Mark Schlicht’s (MBA’78) account of snow and ice that kept his car frozen in place for days in 1977–78 recalled the great blizzard of 1967. That year Kenwood Avenue south of the Midway (my neighborhood, long since razed to the ground and rebuilt) went unplowed for weeks, reportedly because Mayor Richard J. Daley did not like our independent Fifth Ward alderman, Leon Despres. My VW bug stayed equally frozen in place for the duration of the great blizzard, so that my new wife and I had to trudge on foot seven blocks to and from the Co-op for provisions.
On a happier note (pun intended), Tom Shields’s (SM’82) memories of his time with the University Symphony Orchestra brought back my own love of fine music making with the orchestra, led then by Richard Wernick, with Leon Botstein, AB’67 (more recently president of Bard College), as concertmaster. In 1966 we even appeared on black-and-white TV on WTTW performing the Mahler First, with yours truly captured on bassoon in the “Frère Jacques” moment of the second movement. Many thanks, Sandra, Mark, and Tom, for prompting my recall of some memorable times!

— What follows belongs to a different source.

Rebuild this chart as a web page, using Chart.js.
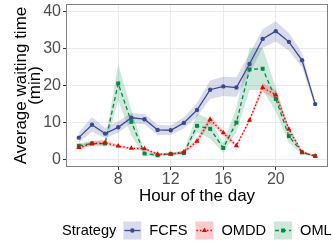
<!DOCTYPE html>
<html>
<head>
<meta charset="utf-8">
<script src="https://cdn.jsdelivr.net/npm/chart.js@4"></script>
<style>
  html, body { margin: 0; padding: 0; background: #fff; }
  #wrap { width: 332px; height: 249px; }
</style>
</head>
<body>
<div id="wrap"><canvas id="waitChart" width="332" height="249"></canvas></div>
<script>
const hours = [5, 6, 7, 8, 9, 10, 11, 12, 13, 14, 15, 16, 17, 18, 19, 20, 21, 22, 23];
const xTicks = [8, 12, 16, 20];
const yTicks = [0, 10, 20, 30, 40];

const fcfs     = [5.9, 9.4, 7.0, 8.7, 11.3, 10.9, 8.0, 7.9, 9.9, 13.4, 18.9, 19.8, 19.5, 25.9, 32.7, 34.8, 31.9, 26.9, 15.0];
const fcfsLow  = [4.5, 7.5, 5.8, 7.2, 9.8, 9.5, 6.6, 6.6, 8.4, 11.6, 16.4, 17.2, 17.0, 23.3, 30.3, 32.0, 29.5, 25.0, 14.2];
const fcfsHigh = [7.3, 11.5, 8.5, 10.3, 12.6, 12.3, 9.4, 9.2, 11.4, 15.3, 21.4, 22.4, 22.3, 28.7, 35.3, 37.5, 34.3, 29.0, 15.8];

const omdd     = [3.2, 4.3, 4.5, 3.6, 3.0, 2.9, 1.4, 1.4, 2.0, 4.9, 10.8, 7.2, 3.7, 10.6, 19.5, 17.5, 8.2, 1.9, 0.9];
const omddLow  = [2.6, 3.8, 4.0, 3.2, 2.7, 2.5, 1.1, 1.1, 1.6, 4.2, 9.8, 6.5, 3.2, 10.0, 18.3, 16.3, 7.4, 1.5, 0.7];
const omddHigh = [3.9, 4.9, 5.3, 4.0, 3.3, 3.3, 1.7, 1.7, 2.5, 5.7, 11.8, 8.0, 4.2, 11.2, 20.7, 18.8, 9.0, 2.3, 1.1];

const oml      = [3.7, 4.3, 4.3, 20.6, 10.2, 1.6, 1.1, 1.5, 1.7, 9.1, 8.3, 3.1, 10.0, 24.4, 24.6, 16.4, 6.3, 1.9, 0.9];
const omlLow   = [3.0, 3.6, 3.5, 16.0, 6.5, 1.0, 0.7, 1.1, 1.2, 7.4, 5.6, 1.8, 7.5, 18.8, 18.8, 13.0, 4.5, 1.4, 0.6];
const omlHigh  = [4.4, 5.0, 5.0, 25.8, 13.5, 2.2, 1.5, 1.9, 2.2, 12.5, 10.8, 4.4, 14.0, 30.3, 30.3, 19.5, 8.2, 2.4, 1.2];

const FONT = '"Liberation Sans", Arial, sans-serif';

const series = [
    { name: 'FCFS', mean: fcfs, low: fcfsLow, high: fcfsHigh, color: '#3B4992', band: 'rgba(59,73,146,0.2)', dash: [], point: 'circle', radius: 2.2 },
    { name: 'OMDD', mean: omdd, low: omddLow, high: omddHigh, color: '#EE0000', band: 'rgba(238,0,0,0.2)', dash: [1.5, 2], point: 'triangle', radius: 3 },
    { name: 'OML', mean: oml, low: omlLow, high: omlHigh, color: '#008B45', band: 'rgba(0,139,69,0.2)', dash: [4, 3], point: 'rect', radius: 2.8 }
];

function toPoints(values) {
    return hours.map((h, i) => ({ x: h, y: values[i] }));
}

const datasets = [];
series.forEach(s => {
    datasets.push({
        label: s.name + ' low',
        data: toPoints(s.low),
        borderWidth: 0,
        pointRadius: 0,
        fill: false,
        order: 2
    });
    datasets.push({
        label: s.name + ' band',
        data: toPoints(s.high),
        borderWidth: 0,
        pointRadius: 0,
        backgroundColor: s.band,
        fill: '-1',
        order: 2
    });
});
series.forEach(s => {
    datasets.push({
        label: s.name,
        data: toPoints(s.mean),
        borderColor: s.color,
        backgroundColor: s.color,
        borderWidth: 1.3,
        borderDash: s.dash,
        pointStyle: s.point,
        pointRadius: s.radius,
        pointBorderWidth: 0,
        fill: false,
        order: 1
    });
});

// panel border all round, like ggplot theme_bw
const panelBorder = {
    id: 'panelBorder',
    afterDraw(chart) {
        const { left, top, right, bottom } = chart.chartArea;
        const ctx = chart.ctx;
        ctx.save();
        ctx.strokeStyle = '#7f7f7f';
        ctx.lineWidth = 1;
        ctx.strokeRect(Math.round(left) - 0.5, Math.round(top) - 0.5, Math.round(right - left) + 1, Math.round(bottom - top) + 1);
        ctx.restore();
    }
};

// bottom legend: "Strategy" then key boxes with line + point
const strategyLegend = {
    id: 'strategyLegend',
    afterDraw(chart) {
        const ctx = chart.ctx;
        ctx.save();
        ctx.font = '14.6px ' + FONT;
        ctx.textBaseline = 'middle';
        ctx.textAlign = 'left';
        const y = 230.5;
        const keyW = 18, keyGap = 8, itemGap = 8, titleGap = 7;
        let x = 62;

        ctx.fillStyle = '#000';
        ctx.fillText('Strategy', x, y);
        x += ctx.measureText('Strategy').width + titleGap;

        series.forEach(s => {
            ctx.fillStyle = s.band;
            ctx.fillRect(x, y - keyW / 2, keyW, keyW);
            ctx.strokeStyle = s.color;
            ctx.lineWidth = 1.3;
            ctx.setLineDash(s.dash);
            ctx.beginPath();
            ctx.moveTo(x + 1, y);
            ctx.lineTo(x + keyW - 1, y);
            ctx.stroke();
            ctx.setLineDash([]);
            ctx.fillStyle = s.color;
            ctx.beginPath();
            Chart.helpers.drawPoint(ctx, { pointStyle: s.point, radius: s.radius, borderWidth: 0 }, x + keyW / 2, y);
            x += keyW + keyGap;
            ctx.fillStyle = '#000';
            ctx.fillText(s.name, x, y);
            x += ctx.measureText(s.name).width + itemGap;
        });
        ctx.restore();
    }
};

const chart = new Chart(document.getElementById('waitChart').getContext('2d'), {
    type: 'line',
    data: { datasets: datasets },
    plugins: [panelBorder, strategyLegend],
    options: {
        responsive: false,
        animation: false,
        devicePixelRatio: 1,
        layout: { padding: { left: 0, right: 5, top: 5, bottom: 42 } },
        plugins: {
            legend: { display: false },
            tooltip: { enabled: false }
        },
        scales: {
            x: {
                type: 'linear',
                min: 4.1,
                max: 23.9,
                afterFit: scale => { scale.height = 41; scale.paddingLeft = 0; scale.paddingRight = 0; },
                afterBuildTicks: scale => { scale.ticks = xTicks.map(v => ({ value: v })); },
                grid: { color: '#ebebeb', lineWidth: 1, tickLength: 4, tickColor: '#333' },
                border: { display: false },
                ticks: { color: '#4d4d4d', font: { family: FONT, size: 16 }, padding: 0, maxRotation: 0 },
                title: { display: true, text: 'Hour of the day', color: '#000', font: { family: FONT, size: 17 }, padding: { top: 0, bottom: 0 } }
            },
            y: {
                min: -1.8,
                max: 41.9,
                afterFit: scale => { scale.width = 67; scale.paddingTop = 0; scale.paddingBottom = 0; },
                afterBuildTicks: scale => { scale.ticks = yTicks.map(v => ({ value: v })); },
                grid: { color: '#ebebeb', lineWidth: 1, tickLength: 4, tickColor: '#333' },
                border: { display: false },
                ticks: { color: '#4d4d4d', font: { family: FONT, size: 16 }, padding: 2 },
                title: { display: true, text: ['Average waiting time', '(min)'], color: '#000', font: { family: FONT, size: 17, lineHeight: 0.78 }, padding: { top: 15, bottom: 0 } }
            }
        }
    }
});
</script>
</body>
</html>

Paul J. Schwind, AM’66, PhD’70
Honolulu
Seeking memories
I am a history student at the University of Memphis who is writing a biography of blues artist Arthur “Big Boy” Crudup. On Thursday, May 18, 1967, Crudup gave his first real concert at Mandel Hall at the University of Chicago’s Rhythm and Blues Festival, which was held by the University of Chicago Folklore Society. I am hoping that someone has documents, photos, or memories related to his time in Chicago, or knows someone who does. I can be reached by email at cmllins7@memphis.edu or by phone or text at 901.288.0416.
Christian Mullins
Memphis, Tennessee
Corrections
In “Set in Stone” (Fall/24), we misstated dates in two photo captions. The photo of Old Chicago House was taken in the 1920s, and the illustration from the Medinet Habu temple complex dates from the Ptolemaic era (c. 145–116 BCE). We regret the errors.